When I’m reading about a place or watching a movie set in a certain location, I often find myself craving the local food and the meals depicted in the story. The movie Chef had me thinking about cuban sandwiches for days, I craved ribs after watching House of Cards, and Hemingway’s A Moveable Feast made me want to drink way too much wine in a Parisian brasserie.
With this in mind, I thought it would be fun to share recipes to accompany the Hungry Traveler Interviews I post each month. When asked for a recipe to pair with her interview, Missy Hanley suggested Ragu alla Bolognese, or classic Italian meat sauce.
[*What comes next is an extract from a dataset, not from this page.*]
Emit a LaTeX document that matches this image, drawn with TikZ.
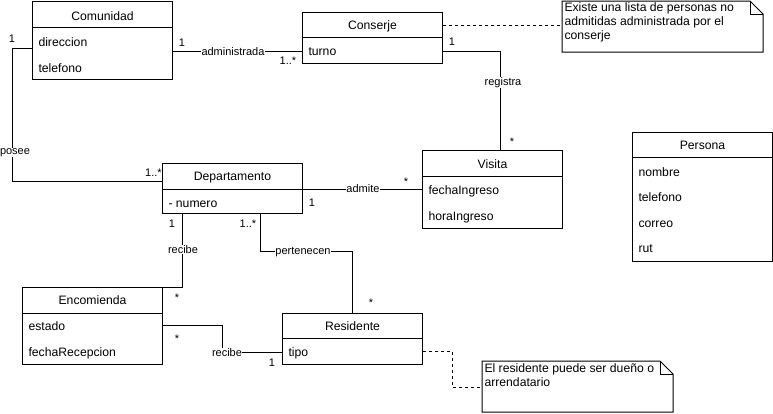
\documentclass[tikz,border=0pt]{standalone}
\usepackage{fontspec}
\setmainfont{Liberation Sans}
\usetikzlibrary{calc}
\begin{document}
\begin{tikzpicture}[x=1pt,y=-1pt,line width=1pt,
  txt/.style={font=\fontsize{11}{14}\selectfont, inner sep=0pt},
  bigtxt/.style={font=\fontsize{12.2}{14}\selectfont, inner sep=0pt},
  classbox/.style={draw, anchor=north west, inner sep=0pt, minimum width=140pt},
  title/.style={bigtxt, anchor=base},
  attr/.style={bigtxt, anchor=base west},
  lbl/.style={txt, anchor=base, fill=white, inner xsep=0.5pt, inner ysep=0.5pt},
  mult/.style={txt, anchor=base},
  assoc/.style={draw, line width=1pt},
  noteline/.style={draw, line width=1pt, dash pattern=on 3pt off 3pt},
  notebox/.style={anchor=north west, inner sep=0pt},
  % multi-line text: the base anchor sits on the last line
  notetext/.style={bigtxt, anchor=base west, align=left},
]
\useasboundingbox (0,0) rectangle (773,413);

% ---------- classes ----------
% Comunidad
\node[classbox, minimum height=78pt] (com) at (32,1) {};
\draw ($(com.north west)+(0,26)$) -- ($(com.north east)+(0,26)$);
\node[title] (comT) at ($(com.north)+(0,19.5)$) {Comunidad};
\node[attr] (comA1) at (38,46) {direccion};
\node[attr] (comA2) at (38,72) {telefono};

% Conserje
\node[classbox, minimum height=51pt] (con) at (302,12) {};
\draw ($(con.north west)+(0,25.5)$) -- ($(con.north east)+(0,25.5)$);
\node[title] (conT) at ($(con.north)+(0,17.5)$) {Conserje};
\node[attr] (conA1) at (308,55) {turno};

% Visita
\node[classbox, minimum height=78pt] (vis) at (422,150) {};
\draw ($(vis.north west)+(0,26)$) -- ($(vis.north east)+(0,26)$);
\node[title] (visT) at ($(vis.north)+(0,18)$) {Visita};
\node[attr] (visA1) at (428,194) {fechaIngreso};
\node[attr] (visA2) at (428,220) {horaIngreso};

% Persona
\node[classbox, minimum height=129pt] (per) at (632,132) {};
\draw ($(per.north west)+(0,25)$) -- ($(per.north east)+(0,25)$);
\node[title] (perT) at ($(per.north)+(0,17)$) {Persona};
\node[attr] (perA1) at (638,176) {nombre};
\node[attr] (perA2) at (638,201.5) {telefono};
\node[attr] (perA3) at (638,227) {correo};
\node[attr] (perA4) at (638,252) {rut};

% Departamento
\node[classbox, minimum height=50pt] (dep) at (162,163) {};
\draw ($(dep.north west)+(0,26)$) -- ($(dep.north east)+(0,26)$);
\node[title] (depT) at ($(dep.north)+(0,17.5)$) {Departamento};
\node[attr] (depA1) at (168,207) {- numero};

% Encomienda
\node[classbox, minimum height=77pt] (enc) at (22,287) {};
\draw ($(enc.north west)+(0,26)$) -- ($(enc.north east)+(0,26)$);
\node[title] (encT) at ($(enc.north)+(0,17.5)$) {Encomienda};
\node[attr] (encA1) at (28,330) {estado};
\node[attr] (encA2) at (28,356) {fechaRecepcion};

% Residente
\node[classbox, minimum height=51pt] (res) at (282,313) {};
\draw ($(res.north west)+(0,25)$) -- ($(res.north east)+(0,25)$);
\node[title] (resT) at ($(res.north)+(0,17.5)$) {Residente};
\node[attr] (resA1) at (288,356) {tipo};

% ---------- notes ----------
\node[notebox, minimum width=200pt, minimum height=50pt] (n1) at (562,1) {};
\draw (n1.north west) -- ($(n1.north east)+(-13,0)$) -- ($(n1.north east)+(0,13)$)
      -- (n1.south east) -- (n1.south west) -- cycle;
\draw ($(n1.north east)+(-13,0)$) -- ++(0,13) -- ($(n1.north east)+(0,13)$);
\node[notetext] (n1t) at (564,39) {Existe una lista de personas no\\admitidas administrada por el\\conserje};

\node[notebox, minimum width=190pt, minimum height=50pt] (n2) at (482,361) {};
\draw (n2.north west) -- ($(n2.north east)+(-13,0)$) -- ($(n2.north east)+(0,13)$)
      -- (n2.south east) -- (n2.south west) -- cycle;
\draw ($(n2.north east)+(-13,0)$) -- ++(0,13) -- ($(n2.north east)+(0,13)$);
\node[notetext] (n2t) at (484,386) {El residente puede ser dueño o\\arrendatario};

% ---------- associations ----------
\draw[assoc] (com.east |- 0,51.5) -- (con.west |- 0,51.5);
\draw[assoc] (com.west |- 0,48.5) -| (12,181) -- (dep.west |- 0,181);
\draw[assoc] (con.east |- 0,51) -| (vis.north -| 500,0);
\draw[assoc] (dep.east |- 0,189) -- (vis.west |- 0,189);
\draw[assoc] (dep.south -| 182,0) |- (enc.north east);
\draw[assoc] (dep.south -| 260,0) -- (260,251) -| (res.north -| 352,0);
\draw[assoc] (enc.east |- 0,325) -| (222,352) -- (res.west |- 0,352);

% note anchors
\draw[noteline] (con.east |- 0,25) -- (n1.west |- 0,25);
\draw[noteline] (res.east |- 0,351) -| (452,387) -- (n2.west |- 0,387);

% association names
\node[lbl] (l1) at (233,55) {administrada};
\node[lbl] (l2) at (15,154) {posee};
\node[lbl] (l3) at (503,85) {registra};
\node[lbl] (l4) at (363,192.5) {admite};
\node[lbl] (l5) at (183,253) {recibe};
\node[lbl] (l6) at (303,254.5) {pertenecen};
\node[lbl] (l7) at (227,356.5) {recibe};

% multiplicities
\node[mult] (m1) at (182,46) {1};
\node[mult] (m2) at (288,64) {1..*};
\node[mult] (m3) at (12,42) {1};
\node[mult] (m4) at (153.5,176.7) {1..*};
\node[mult] (m5) at (452,45) {1};
\node[mult] (m6) at (512,145.2) {*};
\node[mult] (m7) at (312,206) {1};
\node[mult] (m8) at (406,185.2) {*};
\node[mult] (m9) at (172,227.7) {1};
\node[mult] (m10) at (177,301.2) {*};
\node[mult] (m11) at (248,227.7) {1..*};
\node[mult] (m12) at (371,306.2) {*};
\node[mult] (m13) at (177,342.5) {*};
\node[mult] (m14) at (272,366) {1};
\end{tikzpicture}
\end{document}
There are many traditional variations of bolognese, but the city of Bologna has actually registered a recipe which it considers to be the ‘official bolognese.’ It’s worth noting that many agree there is no one way to make the classic sauce, but in order for it to hold the name bolognese, it should stay true to the traditions of the Bologna area. I started with the official recipe and updated it, adding some pork and increasing the aromatics and herbs, and served the finished bolognese ladled over pappardelle pasta with a heavy dusting of freshly grated Parmigiano-Reggiano.
Don’t forget to read The Hungry Traveler Interview with Missy Hanley.
The sauce is easy to make but is a bit time consuming. The prep work is quick, basically just chopping some vegetables, but the cooking process is not something to rush. Taking the time to slowly soften the vegetables and get a nice brown sear on the meat will produce a more robust, flavorful sauce. Once you get to the simmering stage, it’s hands-off so you’re free to work on something else but you will still want to keep an eye on your sauce and give it the occasional stir. Bolognese is best for weekend cooking or a rainy day when you can relax by the stove all afternoon.
We often think of bolognese as something that’s paired with spaghetti, but it’s traditionally served with a thicker, sturdier noodle that can hold up to the meaty sauce. I recommend serving bolognese with tagliatelle, pappardelle, or rigatoni.
When it’s time to serve, you have two options. You can ladle the bolognese over a plate of cooked pasta and then finish with a generous handful of freshly grated parmesan. You can also toss the cooked noodles in a skillet with some butter, ladle in the sauce, and toss it all together to coat the pasta. Of course, you’ll want a generous sprinkle of cheese here too.